关于X君和表姐离婚一事,各人都有自己的说法,这种经历我也有过,深知当事的双方都是公说公有理,婆说婆有理。表姐离婚后一气之下离开了美国。一九九八年我为了表姐的财产分割一事再次路经西雅图,在X君的家里住了一夜。那一夜,X君拿出他珍藏多年的好酒,他仍然把我当他最好的朋友。我们是酒逢知己千杯少。他给我谈当年做赤脚医生时故事,我给他说在乡下当电影放映员的趣闻。而对于离婚,我们也是有着许多共同的感慨的。

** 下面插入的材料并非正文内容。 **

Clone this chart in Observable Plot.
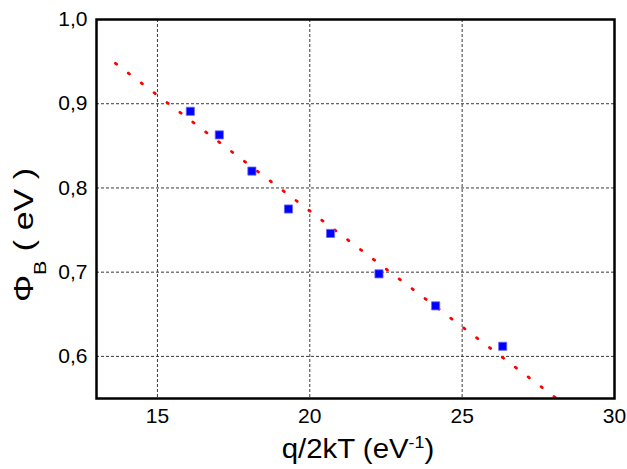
<!DOCTYPE html>
<html>
<head>
<meta charset="utf-8">
<script src="https://cdn.jsdelivr.net/npm/d3@7"></script>
<script src="https://cdn.jsdelivr.net/npm/@observablehq/plot@0.6"></script>
<style>
  html, body { margin: 0; padding: 0; background: white; }
  #chart svg { display: block; }
</style>
</head>
<body>
<div id="chart"></div>
<script>
// Measured points
const xValues = [16.08, 17.03, 18.10, 19.30, 20.68, 22.27, 24.13, 26.33];
const yValues = [0.891, 0.863, 0.820, 0.775, 0.746, 0.698, 0.660, 0.612];
// Fit line endpoints
const fitX = [13.62, 28.28];
const fitY = [0.948, 0.545];
// Ticks
const xTicks = [15, 20, 25, 30];
const yTicks = [0.6, 0.7, 0.8, 0.9, 1.0];
const xGrid = [15, 20, 25];
const yGrid = [0.6, 0.7, 0.8, 0.9];

const points = xValues.map((x, i) => ({x, y: yValues[i]}));
const fit = fitX.map((x, i) => ({x, y: fitY[i]}));
const fmt = d => d.toFixed(1).replace(".", ",");

const chart = Plot.plot({
  width: 627,
  height: 469,
  marginLeft: 96,
  marginRight: 13,
  marginTop: 19,
  marginBottom: 71,
  style: {fontFamily: "'Liberation Sans', Arial, sans-serif", fontSize: "21px", background: "white", color: "black"},
  x: {domain: [13, 30]},
  y: {domain: [0.55, 1.0]},
  marks: [
    Plot.gridX(xGrid, {stroke: "#3a3a3a", strokeOpacity: 1, strokeWidth: 1, strokeDasharray: "3,2"}),
    Plot.gridY(yGrid, {stroke: "#3a3a3a", strokeOpacity: 1, strokeWidth: 1, strokeDasharray: "3,2"}),
    Plot.axisX({ticks: xTicks, tickSize: 0, tickPadding: 10, tickFormat: d => String(d), label: null, fontSize: 21}),
    Plot.axisY({ticks: yTicks, tickSize: 0, tickPadding: 9, tickFormat: fmt, label: null, fontSize: 21}),
    Plot.line(fit, {x: "x", y: "y", stroke: "red", strokeWidth: 2.8, strokeDasharray: "1.5,14.7", strokeLinecap: "round", clip: true}),
    Plot.dot(points, {x: "x", y: "y", symbol: "square", r: 4.6, fill: "#0000ff", stroke: "#6a6aff", strokeWidth: 0.8}),
    Plot.frame({stroke: "black", strokeWidth: 2.5})
  ]
});

document.getElementById("chart").appendChild(chart);

const svg = d3.select(chart);
// X axis title
const xt = svg.append("text")
  .attr("transform", "translate(358,458) scale(1.05,1)")
  .attr("text-anchor", "middle")
  .attr("font-family", "'Liberation Sans', Arial, sans-serif")
  .attr("font-size", 28)
  .attr("fill", "black");
xt.append("tspan").text("q/2kT (eV");
xt.append("tspan").attr("font-size", 17).attr("dy", -10).text("-1");
xt.append("tspan").attr("dy", 10).text(")");

// Y axis title
const yt = svg.append("text")
  .attr("transform", "translate(33,235) rotate(-90) scale(1.26,1)")
  .attr("text-anchor", "middle")
  .attr("font-family", "'Liberation Sans', Arial, sans-serif")
  .attr("font-size", 27)
  .attr("fill", "black");
yt.append("tspan").text("Φ");
yt.append("tspan").attr("font-size", 17).attr("dy", 13).text("B");
yt.append("tspan").attr("dy", -13).attr("xml:space", "preserve").text(" ( eV )");
</script>
</body>
</html>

男人不离一次婚就长不大,X君已经好久没有和能这样理解他的人说话了,以至于第二天,当我向他说明表姐的经济要求时,他连想都没有想就满口答应了。

几年后,有一天表姐给我打来一个电话,让我为妮妮的事再次去和X君交涉。妮妮的个性我早有耳闻,正值青春叛逆期,据说和X君的新交的女友成了冤家对头,而X君和新女友的成婚终于成了父女关系恶化的导火索。妮妮为了和X君对抗,惘顾父亲的禁令,常常把她的狐朋狗友带到家里过夜。生活也开始颓废,据说抽烟喝酒样样来,偶尔还吸点鸦片什么的。整个过程很象小时候装过的单管机放大电路里的正反馈。这样的日子长了,X君终于忍耐不住了,在一次和女儿的暴力对抗后被关进了警察局蹲了三天三夜,而妮妮也一度由社区的其他家庭监护。妮妮以优异的成绩考取了西北大学商学院,而她大学的学费则是由一个友人担保在银行里借的钱。X君已经发誓永远不再和这个女儿有任何关系了。

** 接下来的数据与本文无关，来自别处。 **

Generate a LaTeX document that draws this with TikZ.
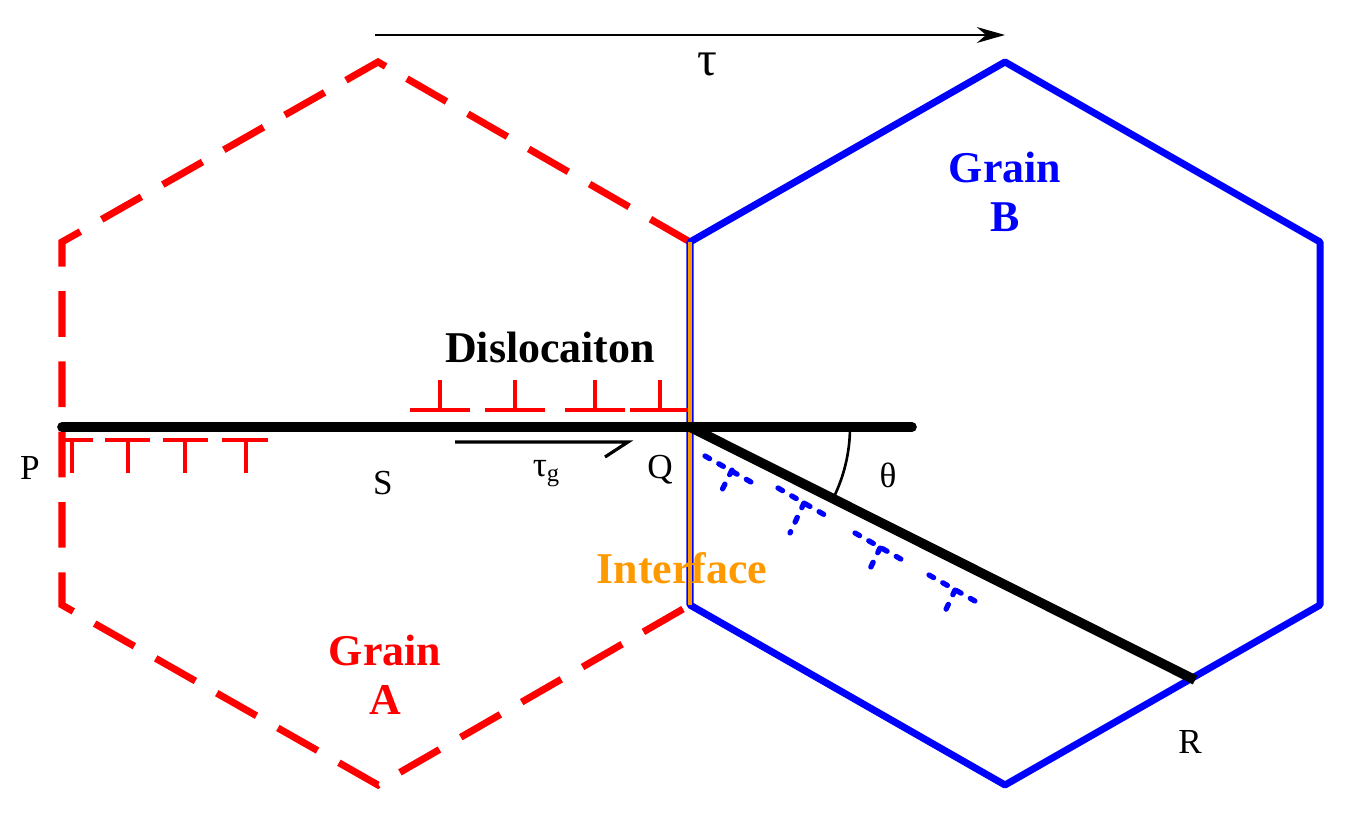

表姐求我是因为妮妮大学毕业后暂时没有找到工作而陷入了经济困境,想让我求X君为她借点钱,她知道这事只有我能办成。我是在去温哥华开会的途中特意路经西雅图的。我在西雅图的塔哥玛机场租了一辆车,那一次我只和X君在一家星巴克咖啡店里交谈了两个小时。和X君的经济交涉依然是出奇的顺利。X君拿出了五千美元说是看在我的面子上,却对我的劝和不屑一顾。X君说他伤透了心,他还念念不忘蹲班房的怨恨。记得那天离开西雅图的时候已是傍晚,那是我第一次领略西雅图雾中的黄昏,浓浓郁郁的,给人以无限近视的感觉。我忽然发现自己在别人家事中的尴尬角色。我发誓,这将是我和X君的最后一次友谊的交换。

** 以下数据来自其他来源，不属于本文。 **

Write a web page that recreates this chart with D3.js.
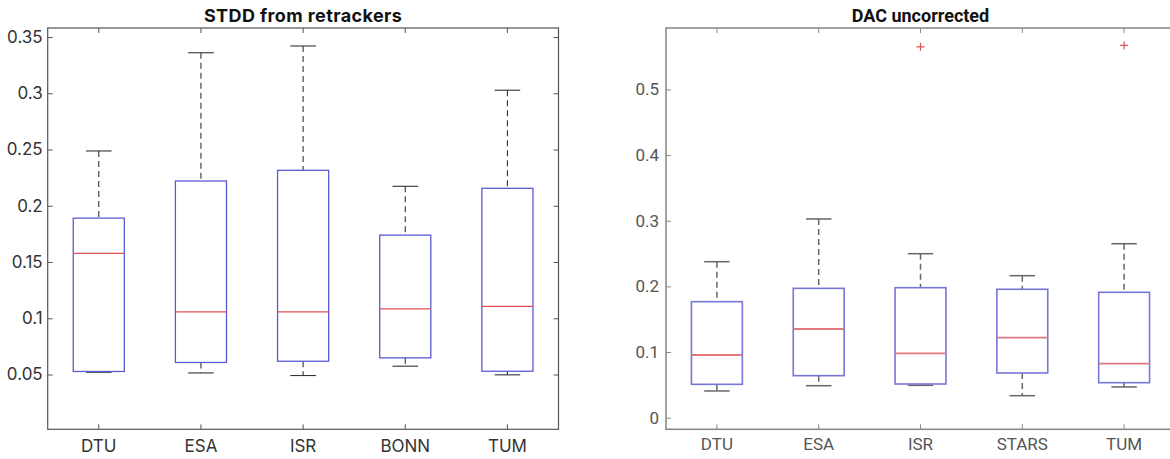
<!DOCTYPE html>
<html>
<head>
<meta charset="utf-8">
<script src="https://cdn.jsdelivr.net/npm/d3@7"></script>
<style>
  body { margin: 0; background: #fff; }
  svg { display: block; }
</style>
</head>
<body>
<svg id="chart" width="1170" height="459"></svg>
<script>
// left panel: STDD from retrackers
var leftCats = ["DTU", "ESA", "ISR", "BONN", "TUM"];
var leftLow = [0.052, 0.0514, 0.0491, 0.0574, 0.0497];
var leftQ1 = [0.0527, 0.0607, 0.0618, 0.0648, 0.0529];
var leftMed = [0.1577, 0.1057, 0.1057, 0.1084, 0.1105];
var leftQ3 = [0.189, 0.222, 0.2315, 0.1739, 0.2155];
var leftHigh = [0.2487, 0.336, 0.342, 0.2173, 0.3027];
var leftTicks = [0.05, 0.1, 0.15, 0.2, 0.25, 0.3, 0.35];

// right panel: DAC uncorrected
var rightCats = ["DTU", "ESA", "ISR", "STARS", "TUM"];
var rightLow = [0.0407, 0.0487, 0.0493, 0.0335, 0.0468];
var rightQ1 = [0.0508, 0.064, 0.0513, 0.0681, 0.0533];
var rightMed = [0.0955, 0.1351, 0.098, 0.1219, 0.0823];
var rightQ3 = [0.1767, 0.197, 0.198, 0.1956, 0.191];
var rightHigh = [0.2376, 0.3027, 0.2498, 0.2163, 0.265];
var rightOutliers = [[], [], [0.565], [], [0.567]];
var rightTicks = [0, 0.1, 0.2, 0.3, 0.4, 0.5];

var svg = d3.select("#chart");

function panel(opt) {
  var g = svg.append("g");
  var x = d3.scaleBand().domain(opt.cats).range([opt.x0, opt.x1]).padding(0);
  var y = d3.scaleLinear().domain(opt.yDomain).range([opt.y1, opt.y0]);
  var bw = x.bandwidth();
  var cx = function(c) { return x(c) + bw / 2; };

  // frame
  g.append("rect")
    .attr("x", opt.x0).attr("y", opt.y0)
    .attr("width", opt.x1 - opt.x0).attr("height", opt.y1 - opt.y0)
    .attr("fill", "none").attr("stroke", opt.axisColor).attr("stroke-width", opt.frameW);

  // axes with inward ticks
  var yAxis = g.append("g")
    .attr("transform", "translate(" + opt.x0 + ",0)")
    .call(d3.axisLeft(y).tickValues(opt.ticks).tickSize(-5).tickPadding(opt.yPad)
      .tickFormat(function(d) { return String(+d.toFixed(2)); }));
  var yAxisR = g.append("g")
    .attr("transform", "translate(" + opt.x1 + ",0)")
    .call(d3.axisRight(y).tickValues(opt.ticks).tickSize(-5).tickFormat(""));
  var xAxis = g.append("g")
    .attr("transform", "translate(0," + opt.y1 + ")")
    .call(d3.axisBottom(x).tickSize(-5).tickPadding(opt.xPad));
  var xAxisT = g.append("g")
    .attr("transform", "translate(0," + opt.y0 + ")")
    .call(d3.axisTop(x).tickSize(-5).tickFormat(""));
  [yAxis, yAxisR, xAxis, xAxisT].forEach(function(a) {
    a.select(".domain").remove();
    a.selectAll("line").attr("stroke", opt.axisColor).attr("stroke-width", 1);
    a.selectAll("text")
      .attr("font-family", opt.font).attr("font-size", opt.fontSize)
      .attr("fill", opt.textColor);
  });

  var idx = d3.range(opt.cats.length);

  // whiskers
  g.selectAll(".wu").data(idx).enter().append("line")
    .attr("x1", function(i) { return cx(opt.cats[i]); })
    .attr("x2", function(i) { return cx(opt.cats[i]); })
    .attr("y1", function(i) { return y(opt.high[i]); })
    .attr("y2", function(i) { return y(opt.q3[i]); })
    .attr("stroke", opt.whiskColor).attr("stroke-width", opt.whiskW)
    .attr("stroke-dasharray", opt.dash);
  g.selectAll(".wl").data(idx).enter().append("line")
    .attr("x1", function(i) { return cx(opt.cats[i]); })
    .attr("x2", function(i) { return cx(opt.cats[i]); })
    .attr("y1", function(i) { return y(opt.q1[i]); })
    .attr("y2", function(i) { return y(opt.low[i]); })
    .attr("stroke", opt.whiskColor).attr("stroke-width", opt.whiskW)
    .attr("stroke-dasharray", opt.dash);

  // caps
  [opt.high, opt.low].forEach(function(arr) {
    g.selectAll(null).data(idx).enter().append("line")
      .attr("x1", function(i) { return cx(opt.cats[i]) - bw * 0.125; })
      .attr("x2", function(i) { return cx(opt.cats[i]) + bw * 0.125; })
      .attr("y1", function(i) { return y(arr[i]); })
      .attr("y2", function(i) { return y(arr[i]); })
      .attr("stroke", opt.whiskColor).attr("stroke-width", opt.whiskW);
  });

  // boxes
  g.selectAll(".box").data(idx).enter().append("rect")
    .attr("x", function(i) { return cx(opt.cats[i]) - bw * 0.25; })
    .attr("width", bw * 0.5)
    .attr("y", function(i) { return y(opt.q3[i]); })
    .attr("height", function(i) { return y(opt.q1[i]) - y(opt.q3[i]); })
    .attr("fill", "none").attr("stroke", opt.boxColor).attr("stroke-width", opt.boxW);

  // medians
  g.selectAll(".med").data(idx).enter().append("line")
    .attr("x1", function(i) { return cx(opt.cats[i]) - bw * 0.25; })
    .attr("x2", function(i) { return cx(opt.cats[i]) + bw * 0.25; })
    .attr("y1", function(i) { return y(opt.med[i]); })
    .attr("y2", function(i) { return y(opt.med[i]); })
    .attr("stroke", opt.medColor).attr("stroke-width", opt.medW);

  // outliers
  if (opt.outliers) {
    var pts = [];
    opt.outliers.forEach(function(list, i) {
      list.forEach(function(v) { pts.push([opt.cats[i], v]); });
    });
    g.selectAll(".out").data(pts).enter().append("path")
      .attr("d", function(p) {
        var px = cx(p[0]), py = y(p[1]);
        return "M" + (px - 4) + "," + py + "H" + (px + 4) + "M" + px + "," + (py - 4) + "V" + (py + 4);
      })
      .attr("stroke", "#d9534f").attr("stroke-width", 1.2).attr("fill", "none");
  }

  // title
  g.append("text")
    .attr("x", (opt.x0 + opt.x1) / 2).attr("y", opt.titleY)
    .attr("text-anchor", "middle")
    .attr("font-family", opt.titleFont).attr("font-weight", "bold")
    .attr("font-size", opt.titleSize).attr("fill", "#111")
    .attr("letter-spacing", opt.titleSpacing || 0)
    .text(opt.title);
}

panel({
  cats: leftCats, low: leftLow, q1: leftQ1, med: leftMed, q3: leftQ3, high: leftHigh,
  ticks: leftTicks, yDomain: [0.0013, 0.358],
  x0: 47.7, x1: 558.5, y0: 28, y1: 429.3,
  axisColor: "#555", frameW: 1.2, textColor: "#333",
  font: "Inter, 'Noto Sans', sans-serif", fontSize: 17, yPad: 5, xPad: 11,
  whiskColor: "#333", whiskW: 1.1, dash: "6,4",
  boxColor: "#5a5ad6", boxW: 1.3, medColor: "#e0505a", medW: 1.3,
  title: "STDD from retrackers", titleY: 22, titleFont: "Inter, 'Noto Sans', sans-serif",
  titleSize: 18, titleSpacing: 0.4
});

panel({
  cats: rightCats, low: rightLow, q1: rightQ1, med: rightMed, q3: rightQ3, high: rightHigh,
  outliers: rightOutliers,
  ticks: rightTicks, yDomain: [-0.0177, 0.5936],
  x0: 666, x1: 1175, y0: 28, y1: 429.3,
  axisColor: "#8a8a8a", frameW: 1.6, textColor: "#555",
  font: "Roboto, sans-serif", fontSize: 17, yPad: 7, xPad: 9,
  whiskColor: "#666", whiskW: 1.5, dash: "6,4",
  boxColor: "#7676d8", boxW: 1.6, medColor: "#e07a80", medW: 1.8,
  title: "DAC uncorrected", titleY: 22, titleFont: "Roboto, sans-serif", titleSize: 18
});
</script>
</body>
</html>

我和妮妮在纽约的一家餐馆里交谈了一个下午,以我的名义借给了她五千块钱。妮妮问我读没读过李尔王的故事,她说她就是莎士比亚笔下的可多利亚,她的父亲希望糖和密一样的爱,而她只能给盐一样的爱。她现在很困难,但绝不会接受父亲的恩赐,她说她知道父亲很有钱。那又怎么样呢,妮妮仍然很叛逆地说。

这以后我再也没有进入过X君父女的故事,X君是在一次并不严重的汽车尾追事故后视网膜脱落,双目失明,从此停止了他的中医生涯。终于有一天特别地想念起了女儿。据说可多利亚在西雅图见到拄着拐杖的父亲李尔王时,两人都十分感慨。没有人告诉我他们父女间说了些什么,也没有人告诉我他们后来是不是和好了。我也曾想告诉妮妮借给她的五千美元来自她的亲生父亲,却又觉得如此的多余。倒是偶然想到X君将在雾中西雅图的混沌里渡过自己的晚年,不由地多了几分感伤。